* TASK:
Repeat the material exactly from its first line to the line that includes "title = 'lm4_mod2_2cps'". Skip pictures.

* DATA SEGMENT:
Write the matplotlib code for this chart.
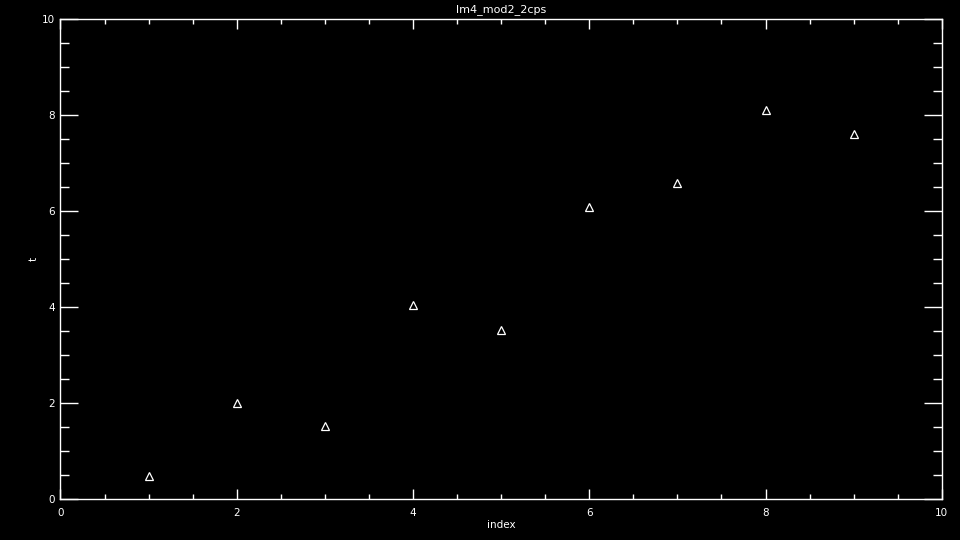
import matplotlib
matplotlib.use('Agg')
import matplotlib.pyplot as plt
from matplotlib.ticker import MultipleLocator

# values
index = [1, 2, 3, 4, 5, 6, 7, 8, 9]
t = [0.49, 2.01, 1.52, 4.04, 3.53, 6.08, 6.58, 8.10, 7.60]

title = 'lm4_mod2_2cps'

fig = plt.figure(figsize=(9.6, 5.4), dpi=100, facecolor='black')
ax = fig.add_axes([0.063, 0.0754, 0.918, 0.8889], facecolor='black')

ax.plot(index, t, linestyle='none', marker='^', markersize=5.5,
        markerfacecolor='none', markeredgecolor='white', markeredgewidth=0.9)

ax.set_xlim(0, 10)
ax.set_ylim(0, 10)
ax.xaxis.set_major_locator(MultipleLocator(2))
ax.xaxis.set_minor_locator(MultipleLocator(0.5))
ax.yaxis.set_major_locator(MultipleLocator(2))
ax.yaxis.set_minor_locator(MultipleLocator(0.5))

for s in ax.spines.values():
    s.set_color('white')
    s.set_linewidth(1.0)

ax.tick_params(which='both', direction='in', colors='white',
               top=True, right=True, width=1.0, labelsize=7.5)
ax.tick_params(axis='x', which='major', length=7.2, pad=6)
ax.tick_params(axis='x', which='minor', length=3.6)
ax.tick_params(axis='y', which='major', length=13, pad=4)
ax.tick_params(axis='y', which='minor', length=6.5)

ax.set_title(title, color='white', fontsize=8, pad=5.5)
ax.set_xlabel('index', color='white', fontsize=7.5, labelpad=2)
ax.set_ylabel('t', color='white', fontsize=7.5, labelpad=2)

fig.savefig('out.png', dpi=100, facecolor='black')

* COMPLETED TASK:
Write the matplotlib code for this chart.
import matplotlib
matplotlib.use('Agg')
import matplotlib.pyplot as plt
from matplotlib.ticker import MultipleLocator

# values
index = [1, 2, 3, 4, 5, 6, 7, 8, 9]
t = [0.49, 2.01, 1.52, 4.04, 3.53, 6.08, 6.58, 8.10, 7.60]

title = 'lm4_mod2_2cps'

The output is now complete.